Com base nos dados obtidos, os técnicos fizeram sugestões para melhorar a eficiência da produção. “São soluções simples que permitiriam baixar em até 30% as emissões. Ao produtor é conveniente aplicá-las porque haveria menor perda de energia do animal e maior produtividade”, acrescentou Gratton. O técnico explicou que a tecnologia para obter informação sobre emissões foi testado no Uruguai com apenas um animal, não de forma sistemática, e no Brasil há um pequeno experimento sobre estes desenvolvimentos. Por outro lado, os estudos argentinos, realizados com cooperação neozelandesa, parecem estar mais avançados.
As plantações de soja e os arrozais, de enorme desenvolvimento no Mercosul, também são grandes emissores de óxido nitroso, outro gás que contribui para o aquecimento do planeta. Mas para essa atividade as alternativas de redução de emissões ainda não bastam. Segundo dados do Instituto Interamericano de Cooperação para a Agricultura, o desempenho agropecuário da região nos últimos quatro anos foi extraordinário devido a condições naturais, mas também a investimentos tecnológicos à demanda sem precedentes da Ásia, que se manterá no médio prazo.
O Brasil foi em 2006 o maior exportador de carne bovina é líder em produção e venda de carnes de porco e ave. A Argentina é o terceiro exportador mundial de carne bovina, e no Uruguai as exportações desses produtos em 2006 não tiveram precedentes. Por sua vez, o Brasil é o segundo produtor mundial de soja e a Argentina o terceiro, atrás dos Estados Unidos. São seguidos por China, Índia e Paraguai. Isto significa que o Mercosul, como bloco, é o maior produtor dessa leguminosa, que serve de alimento para o gado e para produção de óleo.
O Uruguai, apesar de seu pequeno território, é o sexto produtor mundial de arroz.
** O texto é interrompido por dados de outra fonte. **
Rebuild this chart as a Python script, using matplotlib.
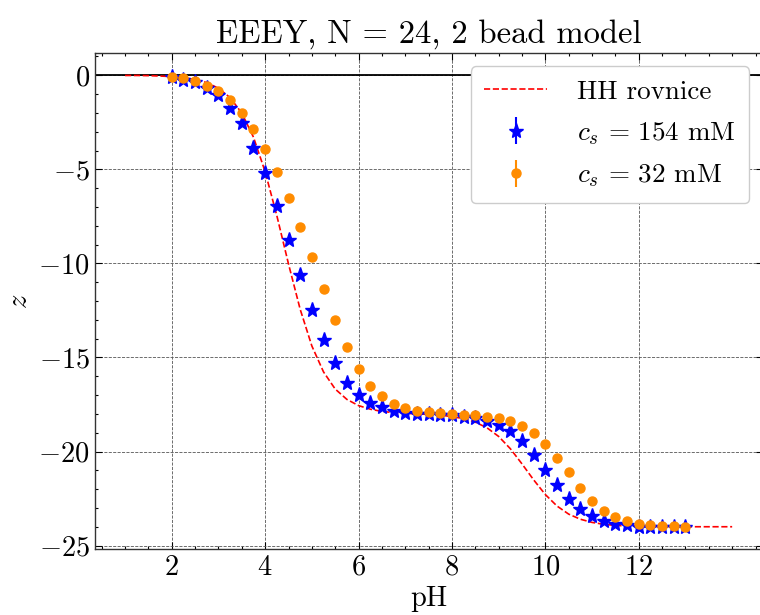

Porém, todo esses esforço de produção alimentar tem sua contrapartida na contribuição dessas atividades para o aquecimento global. Segundo a Unicen, do setor rural procedem 52% das emissões de gases causadores do efeito estufa da Argentina, 49% das emissões do Brasil, 51,5% do Paraguai e 81% das uruguaias. Neste último caso, a baixa porcentagem de emissões de dióxido de carbono também se explica por sua sustentada expansão florestal.